I'd like to ask the following question:
Mr. X has a certain capital (10000 Dollars). He buys one security (from am company, say) now. The present value of one security paper is 10000 Dollars, but after a while the value increases.
After 1 year the security has value 11000 Dollars. Mr. X gets 1000 Dollars paid, but still is the owner of the very security paper.
Mr. X is greedy (or just has enough / too much money to spend) and wants to re-invest the 1000 Dollars win into the same securities of the same company.
Now, since the value has increased, he can only buy 1/11 of the same / next security paper (1000 Dollars / 11 000 Dollars = 1/11).
Always when he wins 1000 Dollars, he re-invests again. Consequently, if the value of the securities increases continuously, and, in total, increases 1000 Dollars per year, the time until the next re-investment becomes shorter and shorter (since, for instance, (1+1/11) security papers win 1000 Dollars faster than 1 security paper).
When he has gained 2000 Dollars in total (so a bit less than 2 years after the beginning) he re-invests again and has now approximately (1 + 1000/11000 + 1000/12000) many security papers (indeed a bit more, because he doesn't have to wait the full second year until he has earned the second 1000 Dollars).
Question:
If Mr. Y does the same (all conditions the same), but starts with two security papers instead of one, and also re-invests after having gained 1000 Dollars in total (so the first time he re-invests is after half a year), how much more security papers does he own after x many years?
Thanks for the help.
Let $S_0$ be your starting capital.

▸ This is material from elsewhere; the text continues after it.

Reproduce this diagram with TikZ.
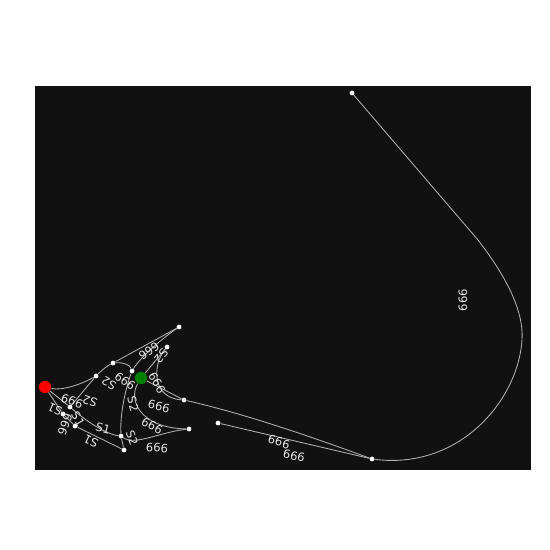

Let $S_n$ be your current capital after reinvesting the n-th payout. Let p be the (relative) gain per day.
Now, let $x_n$ be the time it takes till the next payout (in years) if your current capital is $S_n$:
(i.e. $x_n$ is the time from the $n$'th payout to the $n+1$'th payout) $$S_n\cdot p\cdot x_n = 1000 \implies x_n = \frac {1000} {p S_n}$$
Further we have $S_n = S_0 + n\cdot 1000$, and therefore $x_n = \frac {1000} {p(S_0 + n\cdot 1000)}$.
The total time till the $n$-th payout therefore is $$ \sum_{i=0}^{n-1} x_i = \sum_{i=0}^{n-1} \frac {1000} {p(S_0 + i\cdot 1000)} = \frac{1000}p \sum_{i=0}^{n-1} \frac {1} {S_0 + i\cdot 1000} = \frac{\psi\left(n+\frac{S_0}{1000}\right)}{p}-\frac{\psi \left(\frac{S_0}{1000}\right)}{p} $$ In the last line, $\psi$ denotes the digamma-function, for which holds $\sum_{i=1}^n \frac 1i = \psi(n+1)+\gamma$
We would now have to solve this for $t$, where $t$ is the time in years you're interested in, solve it for $n$, floor the result and then plug that value into the formula for $S_n$.